#### EXERCISE DIRECTIONS:
Locate each line with the string "this" in the listing below and copy it.

** START THE INPUT **

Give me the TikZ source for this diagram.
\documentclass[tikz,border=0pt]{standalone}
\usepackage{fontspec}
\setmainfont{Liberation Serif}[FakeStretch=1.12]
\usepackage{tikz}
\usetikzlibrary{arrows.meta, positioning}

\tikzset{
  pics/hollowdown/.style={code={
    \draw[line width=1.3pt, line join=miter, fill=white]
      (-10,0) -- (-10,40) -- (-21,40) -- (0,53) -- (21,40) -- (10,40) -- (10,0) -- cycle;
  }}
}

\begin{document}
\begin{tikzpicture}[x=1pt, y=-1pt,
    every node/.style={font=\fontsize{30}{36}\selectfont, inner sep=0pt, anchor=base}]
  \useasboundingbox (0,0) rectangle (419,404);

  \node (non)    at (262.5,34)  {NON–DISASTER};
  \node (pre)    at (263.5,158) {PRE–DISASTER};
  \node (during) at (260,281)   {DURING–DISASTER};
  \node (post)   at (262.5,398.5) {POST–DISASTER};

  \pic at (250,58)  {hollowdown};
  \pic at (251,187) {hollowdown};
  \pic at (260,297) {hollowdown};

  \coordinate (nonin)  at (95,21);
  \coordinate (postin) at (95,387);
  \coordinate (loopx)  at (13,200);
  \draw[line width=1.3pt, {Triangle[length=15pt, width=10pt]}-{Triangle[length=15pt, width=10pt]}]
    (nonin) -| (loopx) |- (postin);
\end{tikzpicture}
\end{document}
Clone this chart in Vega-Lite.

** END THE INPUT **

#### CORRECT OUTPUT:
Give me the TikZ source for this diagram.
Clone this chart in Vega-Lite.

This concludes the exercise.